Abstract

This article focuses on the ways in which Samuel Beckett’s short prose work Lessness constructs the idea of timelessness through formal means. It shows how stylistic features such as the exceptionally high levels of repetition and parallelism, omission of tensed verbs, and omission of connectives and subordinate clauses, work to remove time from the form of the text. In Jakobsonian terms these formal features are seen to replace the forces of successivity — movement in time and narrative progression — with a radical simultaneity. The article then deals with the problematic form of successivity created by the repetition which structures Lessness (in which the first 60 sentences are repeated in a different random permutation to create the text’s second half). Employing Genette’s (1980) terminology, the article shows that although the second half of Lessness does result in an increase in ‘narrative time’ (reader time), it does not result in any parallel increase in ‘story time’ (time within the fiction), and this is because the second set of sentences necessarily conveys the same timelessness as the first.
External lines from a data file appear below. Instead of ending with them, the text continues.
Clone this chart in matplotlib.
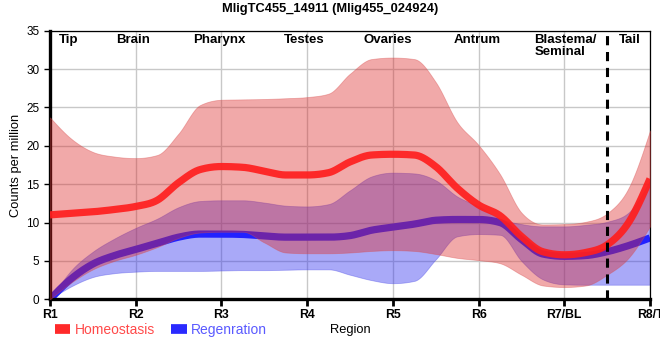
import numpy as np
import matplotlib
matplotlib.use("Agg")
import matplotlib.pyplot as plt
from matplotlib.lines import Line2D

plt.rcParams['font.family'] = ['Liberation Sans', 'DejaVu Sans']

title = "MligTC455_14911 (Mlig455_024924)"
regions = ["R1", "R2", "R3", "R4", "R5", "R6", "R7/BL", "R8/T"]
tissues = ["Tip", "Brain", "Pharynx", "Testes", "Ovaries", "Antrum", "Blastema/\nSeminal", "Tail"]
tissue_pos = [0.22, 0.97, 1.98, 2.96, 3.94, 4.98, 5.65, 6.77]

# sampled positions along the body axis (region units)
pos = np.arange(0, 7.001, 0.25)

homeo_mean = [11.0, 11.2, 11.4, 11.7, 12.1, 12.9, 15.2, 16.9, 17.3, 17.2, 16.7, 16.2, 16.2, 16.5,
              17.9, 18.8, 18.9, 18.8, 17.3, 14.5, 12.3, 10.9, 8.2, 6.2, 5.8, 6.1, 7.1, 10.0, 15.7]
homeo_upper = [23.7, 20.9, 19.2, 18.6, 18.4, 18.8, 21.6, 25.3, 26.0, 26.05, 26.1, 26.2, 26.35, 26.8,
               29.4, 31.3, 31.5, 31.3, 28.3, 23.1, 20.1, 16.3, 11.3, 9.75, 9.8, 10.1, 11.2, 14.5, 22.0]
homeo_lower = [0.0, 2.2, 3.9, 5.0, 5.8, 6.8, 8.0, 8.7, 8.8, 8.8, 7.4, 6.1, 6.0, 6.0,
               6.1, 6.3, 6.4, 6.3, 5.9, 5.4, 5.1, 4.7, 3.2, 1.8, 1.6, 1.8, 3.2, 5.4, 9.5]

regen_mean = [0.0, 2.7, 4.6, 5.7, 6.5, 7.3, 8.1, 8.5, 8.5, 8.45, 8.25, 8.1, 8.1, 8.1,
              8.3, 9.0, 9.4, 9.8, 10.3, 10.4, 10.4, 10.0, 7.8, 5.9, 5.6, 5.7, 6.2, 7.0, 8.0]
regen_upper = [0.0, 3.8, 6.2, 7.9, 9.3, 10.5, 12.0, 12.8, 12.9, 12.9, 12.6, 12.2, 12.1, 12.4,
               14.2, 16.0, 16.5, 16.4, 15.5, 13.4, 12.1, 10.5, 9.8, 9.5, 9.5, 9.7, 10.1, 11.3, 15.5]
regen_lower = [0.0, 1.7, 2.9, 3.4, 3.6, 3.7, 3.7, 3.7, 3.75, 3.8, 3.8, 3.85, 3.9, 3.9,
               3.2, 2.5, 2.1, 2.4, 5.2, 8.2, 8.5, 8.4, 5.0, 2.6, 1.95, 1.9, 1.9, 1.9, 1.9]


def monotone(x, y, xs):
    x = np.asarray(x, float); y = np.asarray(y, float)
    h = np.diff(x); s = np.diff(y) / h
    n = len(x); m = np.zeros(n)
    for i in range(1, n - 1):
        p = (s[i - 1] * h[i] + s[i] * h[i - 1]) / (h[i - 1] + h[i])
        m[i] = (np.sign(s[i - 1]) + np.sign(s[i])) * min(abs(s[i - 1]), abs(s[i]), 0.5 * abs(p))
    m[0] = (3 * s[0] - m[1]) / 2
    m[-1] = (3 * s[-1] - m[-2]) / 2
    idx = np.clip(np.searchsorted(x, xs) - 1, 0, n - 2)
    t = (xs - x[idx]) / h[idx]
    h00 = 2 * t**3 - 3 * t**2 + 1; h10 = t**3 - 2 * t**2 + t
    h01 = -2 * t**3 + 3 * t**2; h11 = t**3 - t**2
    return h00 * y[idx] + h10 * h[idx] * m[idx] + h01 * y[idx + 1] + h11 * h[idx] * m[idx + 1]


xs = np.linspace(0, 7, 1400)

fig = plt.figure(figsize=(6.6, 3.6), dpi=100)
ax = fig.add_axes([50 / 660, 1 - 299.3 / 360, 600 / 660, 268.6 / 360])

red_fill = (220 / 255, 40 / 255, 40 / 255)
blue_fill = (50 / 255, 50 / 255, 240 / 255)

ax.fill_between(xs, monotone(pos, regen_lower, xs), monotone(pos, regen_upper, xs),
                facecolor=blue_fill, alpha=0.42, edgecolor=(0.3, 0.3, 0.9, 0.5), lw=0.6, zorder=1)
ax.plot(xs, monotone(pos, regen_mean, xs), color="#2222ff", lw=5.2, zorder=2,
        solid_capstyle='butt')
ax.fill_between(xs, monotone(pos, homeo_lower, xs), monotone(pos, homeo_upper, xs),
                facecolor=red_fill, alpha=0.4, edgecolor=(0.85, 0.3, 0.3, 0.5), lw=0.6, zorder=3)
ax.plot(xs, monotone(pos, homeo_mean, xs), color="#ff1e1e", lw=5.2, alpha=0.92, zorder=4,
        solid_capstyle='butt')

ax.axvline(6.5, color='black', lw=2.2, ls=(0, (3, 2.2)), zorder=5)

ax.set_xlim(0, 7)
ax.set_ylim(0, 35)
ax.set_xticks(range(len(regions)))
ax.set_xticklabels(regions, fontweight='bold', fontsize=8.8)
ax.set_yticks(range(0, 36, 5))
ax.tick_params(axis='y', labelsize=8.5, length=4, width=1)
ax.tick_params(axis='x', length=5, width=2, pad=2)
ax.grid(True, color='#c8c8c8', lw=1)
ax.set_axisbelow(True)

for side in ['left', 'bottom']:
    ax.spines[side].set_linewidth(2.4)
for side in ['top', 'right']:
    ax.spines[side].set_linewidth(0.9)

for lab, xp in zip(tissues, tissue_pos):
    ha = 'left' if '\n' in lab else 'center'
    ax.text(xp, 34.6, lab, ha=ha, va='top', fontweight='bold', fontsize=9.5,
            linespacing=1.0, zorder=6)

fig.text(330 / 660, 1 - 9 / 360, title, ha='center', va='center', fontweight='bold', fontsize=9.3)
ax.set_ylabel("Counts per million", fontsize=9.3, labelpad=3)
fig.text(350 / 660, 1 - 330 / 360, "Region", ha='center', va='center', fontsize=9.3)

handles = [Line2D([], [], color='#ff2a2a', lw=7, solid_capstyle='butt'),
           Line2D([], [], color='#2a2aff', lw=7, solid_capstyle='butt')]
leg = fig.legend(handles, ["Homeostasis", "Regenration"], loc='center left',
                 bbox_to_anchor=(55 / 660, 1 - 330 / 360), ncol=2, frameon=False,
                 borderpad=0, borderaxespad=0,
                 fontsize=10, handlelength=1.1, handletextpad=0.3, columnspacing=1.2,
                 labelcolor=['#ff4a4a', '#5a5aff'])

fig.savefig("out.png", dpi=100)
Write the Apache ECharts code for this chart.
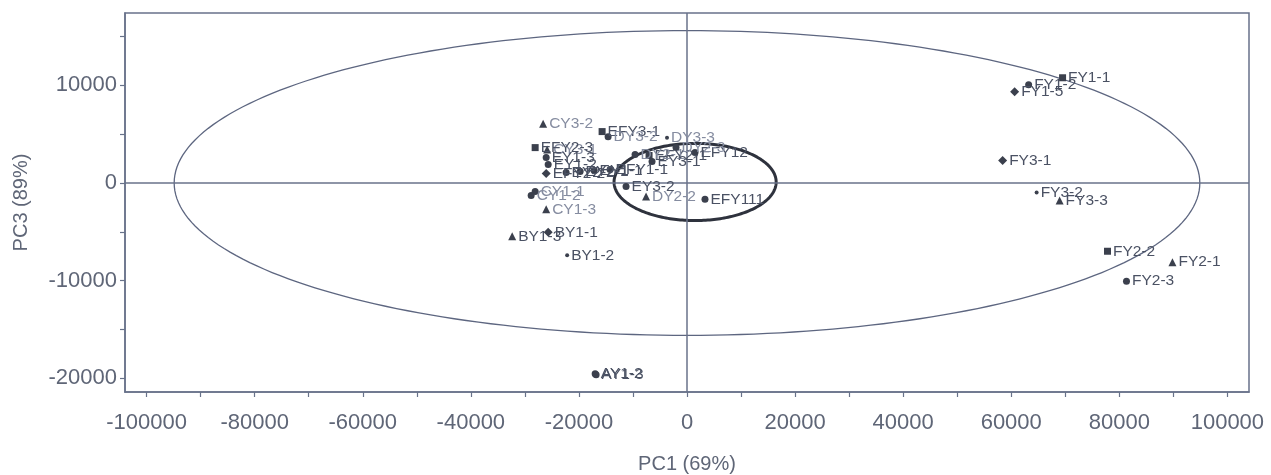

Whereas Esslin (1986) reads this repetition as an economical way of showing that the text’s situation will last into infinity (i.e. in time), this article suggests that the repetition is necessary to show that the fictional situation is timeless and cannot possibly progress. Furthermore, the article ends by showing that the final sentence of Lessness closes off the text’s capacity for infinite regeneration by creating a strong sense of closure in form and content.